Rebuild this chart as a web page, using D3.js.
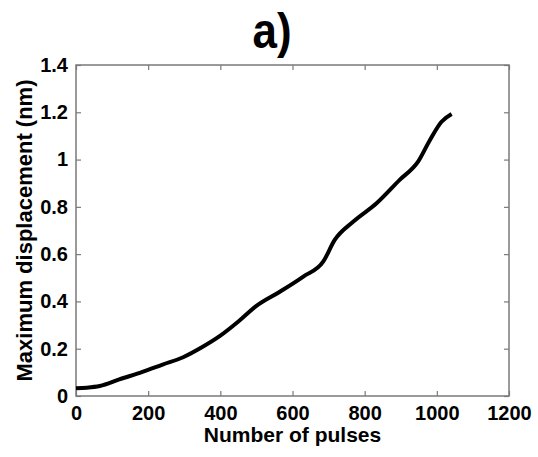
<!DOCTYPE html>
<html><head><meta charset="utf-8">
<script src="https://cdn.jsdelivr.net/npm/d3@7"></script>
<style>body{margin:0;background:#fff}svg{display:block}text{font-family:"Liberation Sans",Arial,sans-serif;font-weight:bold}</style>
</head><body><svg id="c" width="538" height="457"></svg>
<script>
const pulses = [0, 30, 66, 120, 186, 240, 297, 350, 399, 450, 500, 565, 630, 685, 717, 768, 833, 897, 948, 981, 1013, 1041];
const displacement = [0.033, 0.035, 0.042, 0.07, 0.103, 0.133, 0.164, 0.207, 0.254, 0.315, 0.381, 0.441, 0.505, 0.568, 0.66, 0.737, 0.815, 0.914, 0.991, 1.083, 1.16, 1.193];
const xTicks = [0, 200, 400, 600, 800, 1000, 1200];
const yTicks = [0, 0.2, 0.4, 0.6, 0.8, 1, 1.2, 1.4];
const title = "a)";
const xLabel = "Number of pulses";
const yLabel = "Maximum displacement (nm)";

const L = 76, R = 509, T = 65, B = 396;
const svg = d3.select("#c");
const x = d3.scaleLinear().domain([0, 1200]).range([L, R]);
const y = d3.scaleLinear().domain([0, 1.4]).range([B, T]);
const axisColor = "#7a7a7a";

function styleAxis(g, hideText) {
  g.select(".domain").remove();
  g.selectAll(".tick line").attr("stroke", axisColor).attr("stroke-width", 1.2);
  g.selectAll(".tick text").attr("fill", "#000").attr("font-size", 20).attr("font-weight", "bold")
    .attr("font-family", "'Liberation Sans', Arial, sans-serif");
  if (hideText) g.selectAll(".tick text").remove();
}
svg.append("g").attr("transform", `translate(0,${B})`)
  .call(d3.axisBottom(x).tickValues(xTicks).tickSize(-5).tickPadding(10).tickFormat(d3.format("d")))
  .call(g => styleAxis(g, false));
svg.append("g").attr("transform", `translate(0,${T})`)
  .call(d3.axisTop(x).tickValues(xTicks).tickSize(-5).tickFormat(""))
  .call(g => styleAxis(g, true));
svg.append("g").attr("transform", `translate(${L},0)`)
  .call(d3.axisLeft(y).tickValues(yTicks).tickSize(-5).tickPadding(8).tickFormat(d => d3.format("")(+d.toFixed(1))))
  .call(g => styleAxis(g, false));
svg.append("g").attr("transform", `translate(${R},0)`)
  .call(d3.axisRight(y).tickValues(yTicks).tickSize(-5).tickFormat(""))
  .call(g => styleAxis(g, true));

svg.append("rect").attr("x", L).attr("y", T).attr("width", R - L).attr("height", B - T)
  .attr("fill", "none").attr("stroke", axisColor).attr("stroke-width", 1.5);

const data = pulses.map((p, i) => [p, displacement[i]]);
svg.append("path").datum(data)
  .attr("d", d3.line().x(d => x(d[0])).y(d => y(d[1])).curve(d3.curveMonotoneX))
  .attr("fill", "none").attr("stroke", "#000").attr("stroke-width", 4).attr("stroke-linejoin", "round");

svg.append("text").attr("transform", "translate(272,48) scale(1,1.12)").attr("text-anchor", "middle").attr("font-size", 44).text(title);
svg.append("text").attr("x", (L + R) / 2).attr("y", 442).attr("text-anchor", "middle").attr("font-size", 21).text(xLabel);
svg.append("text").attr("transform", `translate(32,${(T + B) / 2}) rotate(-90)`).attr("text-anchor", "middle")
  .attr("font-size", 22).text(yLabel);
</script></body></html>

○ ○ ○ ○

The pictures should not be reproduced; quote all of the other material exactly.

_Solution:_
Rebuild this chart as a web page, using D3.js.
<!DOCTYPE html>
<html><head><meta charset="utf-8">
<script src="https://cdn.jsdelivr.net/npm/d3@7"></script>
<style>body{margin:0;background:#fff}svg{display:block}text{font-family:"Liberation Sans",Arial,sans-serif;font-weight:bold}</style>
</head><body><svg id="c" width="538" height="457"></svg>
<script>
const pulses = [0, 30, 66, 120, 186, 240, 297, 350, 399, 450, 500, 565, 630, 685, 717, 768, 833, 897, 948, 981, 1013, 1041];
const displacement = [0.033, 0.035, 0.042, 0.07, 0.103, 0.133, 0.164, 0.207, 0.254, 0.315, 0.381, 0.441, 0.505, 0.568, 0.66, 0.737, 0.815, 0.914, 0.991, 1.083, 1.16, 1.193];
const xTicks = [0, 200, 400, 600, 800, 1000, 1200];
const yTicks = [0, 0.2, 0.4, 0.6, 0.8, 1, 1.2, 1.4];
const title = "a)";
const xLabel = "Number of pulses";
const yLabel = "Maximum displacement (nm)";

const L = 76, R = 509, T = 65, B = 396;
const svg = d3.select("#c");
const x = d3.scaleLinear().domain([0, 1200]).range([L, R]);
const y = d3.scaleLinear().domain([0, 1.4]).range([B, T]);
const axisColor = "#7a7a7a";

function styleAxis(g, hideText) {
  g.select(".domain").remove();
  g.selectAll(".tick line").attr("stroke", axisColor).attr("stroke-width", 1.2);
  g.selectAll(".tick text").attr("fill", "#000").attr("font-size", 20).attr("font-weight", "bold")
    .attr("font-family", "'Liberation Sans', Arial, sans-serif");
  if (hideText) g.selectAll(".tick text").remove();
}
svg.append("g").attr("transform", `translate(0,${B})`)
  .call(d3.axisBottom(x).tickValues(xTicks).tickSize(-5).tickPadding(10).tickFormat(d3.format("d")))
  .call(g => styleAxis(g, false));
svg.append("g").attr("transform", `translate(0,${T})`)
  .call(d3.axisTop(x).tickValues(xTicks).tickSize(-5).tickFormat(""))
  .call(g => styleAxis(g, true));
svg.append("g").attr("transform", `translate(${L},0)`)
  .call(d3.axisLeft(y).tickValues(yTicks).tickSize(-5).tickPadding(8).tickFormat(d => d3.format("")(+d.toFixed(1))))
  .call(g => styleAxis(g, false));
svg.append("g").attr("transform", `translate(${R},0)`)
  .call(d3.axisRight(y).tickValues(yTicks).tickSize(-5).tickFormat(""))
  .call(g => styleAxis(g, true));

svg.append("rect").attr("x", L).attr("y", T).attr("width", R - L).attr("height", B - T)
  .attr("fill", "none").attr("stroke", axisColor).attr("stroke-width", 1.5);

const data = pulses.map((p, i) => [p, displacement[i]]);
svg.append("path").datum(data)
  .attr("d", d3.line().x(d => x(d[0])).y(d => y(d[1])).curve(d3.curveMonotoneX))
  .attr("fill", "none").attr("stroke", "#000").attr("stroke-width", 4).attr("stroke-linejoin", "round");

svg.append("text").attr("transform", "translate(272,48) scale(1,1.12)").attr("text-anchor", "middle").attr("font-size", 44).text(title);
svg.append("text").attr("x", (L + R) / 2).attr("y", 442).attr("text-anchor", "middle").attr("font-size", 21).text(xLabel);
svg.append("text").attr("transform", `translate(32,${(T + B) / 2}) rotate(-90)`).attr("text-anchor", "middle")
  .attr("font-size", 22).text(yLabel);
</script></body></html>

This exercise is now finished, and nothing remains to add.